> **Problem to solve**: An exact copy of all the data is required, with pictures left out.

> **Collected material**:
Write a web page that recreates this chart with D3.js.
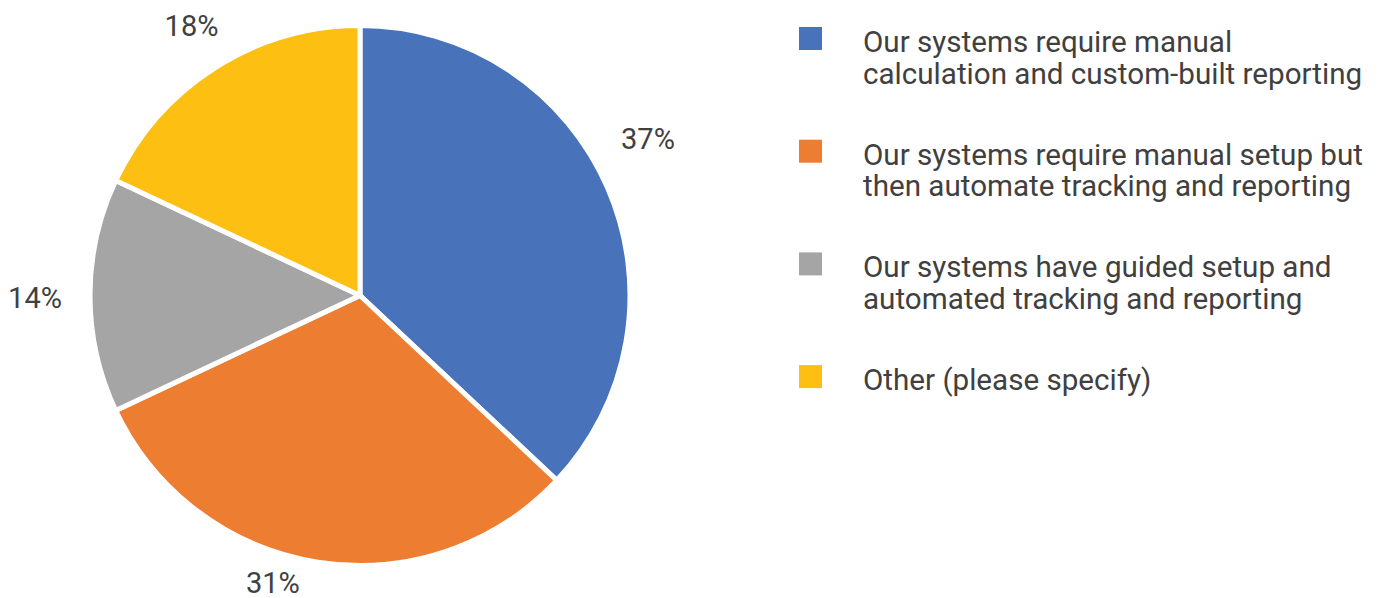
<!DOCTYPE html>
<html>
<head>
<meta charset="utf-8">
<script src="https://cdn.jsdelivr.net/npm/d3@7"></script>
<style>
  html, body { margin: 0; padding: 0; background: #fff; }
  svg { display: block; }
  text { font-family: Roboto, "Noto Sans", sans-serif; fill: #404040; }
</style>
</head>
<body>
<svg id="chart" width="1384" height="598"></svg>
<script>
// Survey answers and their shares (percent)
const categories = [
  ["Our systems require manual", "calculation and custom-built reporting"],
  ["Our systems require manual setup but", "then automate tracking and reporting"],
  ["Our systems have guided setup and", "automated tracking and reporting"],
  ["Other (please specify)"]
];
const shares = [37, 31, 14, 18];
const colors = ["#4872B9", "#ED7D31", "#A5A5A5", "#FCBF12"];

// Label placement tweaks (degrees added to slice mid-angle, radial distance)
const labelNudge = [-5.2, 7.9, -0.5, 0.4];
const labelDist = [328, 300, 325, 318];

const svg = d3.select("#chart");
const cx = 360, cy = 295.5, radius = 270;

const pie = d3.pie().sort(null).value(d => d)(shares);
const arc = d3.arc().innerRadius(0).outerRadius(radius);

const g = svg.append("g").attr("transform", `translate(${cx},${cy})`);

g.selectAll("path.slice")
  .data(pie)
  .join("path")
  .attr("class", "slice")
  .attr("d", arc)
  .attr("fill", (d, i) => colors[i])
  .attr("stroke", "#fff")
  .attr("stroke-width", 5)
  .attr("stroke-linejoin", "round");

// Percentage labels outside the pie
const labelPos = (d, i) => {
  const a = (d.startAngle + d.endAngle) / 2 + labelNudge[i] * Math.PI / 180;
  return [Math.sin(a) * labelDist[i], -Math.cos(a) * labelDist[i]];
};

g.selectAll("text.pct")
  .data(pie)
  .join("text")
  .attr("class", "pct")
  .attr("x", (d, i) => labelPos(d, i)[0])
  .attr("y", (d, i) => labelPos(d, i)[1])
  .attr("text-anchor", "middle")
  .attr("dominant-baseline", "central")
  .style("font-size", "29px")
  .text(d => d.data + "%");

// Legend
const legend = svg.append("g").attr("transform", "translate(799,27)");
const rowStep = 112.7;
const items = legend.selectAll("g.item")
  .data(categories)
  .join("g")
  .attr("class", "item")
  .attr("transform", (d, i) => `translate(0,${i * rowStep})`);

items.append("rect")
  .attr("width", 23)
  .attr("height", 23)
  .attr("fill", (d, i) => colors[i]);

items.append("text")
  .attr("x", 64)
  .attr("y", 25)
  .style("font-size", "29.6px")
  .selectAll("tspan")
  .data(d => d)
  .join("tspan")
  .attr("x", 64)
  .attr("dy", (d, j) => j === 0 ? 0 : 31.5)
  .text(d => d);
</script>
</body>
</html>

> **Result of the task**:
Write a web page that recreates this chart with D3.js.
<!DOCTYPE html>
<html>
<head>
<meta charset="utf-8">
<script src="https://cdn.jsdelivr.net/npm/d3@7"></script>
<style>
  html, body { margin: 0; padding: 0; background: #fff; }
  svg { display: block; }
  text { font-family: Roboto, "Noto Sans", sans-serif; fill: #404040; }
</style>
</head>
<body>
<svg id="chart" width="1384" height="598"></svg>
<script>
// Survey answers and their shares (percent)
const categories = [
  ["Our systems require manual", "calculation and custom-built reporting"],
  ["Our systems require manual setup but", "then automate tracking and reporting"],
  ["Our systems have guided setup and", "automated tracking and reporting"],
  ["Other (please specify)"]
];
const shares = [37, 31, 14, 18];
const colors = ["#4872B9", "#ED7D31", "#A5A5A5", "#FCBF12"];

// Label placement tweaks (degrees added to slice mid-angle, radial distance)
const labelNudge = [-5.2, 7.9, -0.5, 0.4];
const labelDist = [328, 300, 325, 318];

const svg = d3.select("#chart");
const cx = 360, cy = 295.5, radius = 270;

const pie = d3.pie().sort(null).value(d => d)(shares);
const arc = d3.arc().innerRadius(0).outerRadius(radius);

const g = svg.append("g").attr("transform", `translate(${cx},${cy})`);

g.selectAll("path.slice")
  .data(pie)
  .join("path")
  .attr("class", "slice")
  .attr("d", arc)
  .attr("fill", (d, i) => colors[i])
  .attr("stroke", "#fff")
  .attr("stroke-width", 5)
  .attr("stroke-linejoin", "round");

// Percentage labels outside the pie
const labelPos = (d, i) => {
  const a = (d.startAngle + d.endAngle) / 2 + labelNudge[i] * Math.PI / 180;
  return [Math.sin(a) * labelDist[i], -Math.cos(a) * labelDist[i]];
};

g.selectAll("text.pct")
  .data(pie)
  .join("text")
  .attr("class", "pct")
  .attr("x", (d, i) => labelPos(d, i)[0])
  .attr("y", (d, i) => labelPos(d, i)[1])
  .attr("text-anchor", "middle")
  .attr("dominant-baseline", "central")
  .style("font-size", "29px")
  .text(d => d.data + "%");

// Legend
const legend = svg.append("g").attr("transform", "translate(799,27)");
const rowStep = 112.7;
const items = legend.selectAll("g.item")
  .data(categories)
  .join("g")
  .attr("class", "item")
  .attr("transform", (d, i) => `translate(0,${i * rowStep})`);

items.append("rect")
  .attr("width", 23)
  .attr("height", 23)
  .attr("fill", (d, i) => colors[i]);

items.append("text")
  .attr("x", 64)
  .attr("y", 25)
  .style("font-size", "29.6px")
  .selectAll("tspan")
  .data(d => d)
  .join("tspan")
  .attr("x", 64)
  .attr("dy", (d, j) => j === 0 ? 0 : 31.5)
  .text(d => d);
</script>
</body>
</html>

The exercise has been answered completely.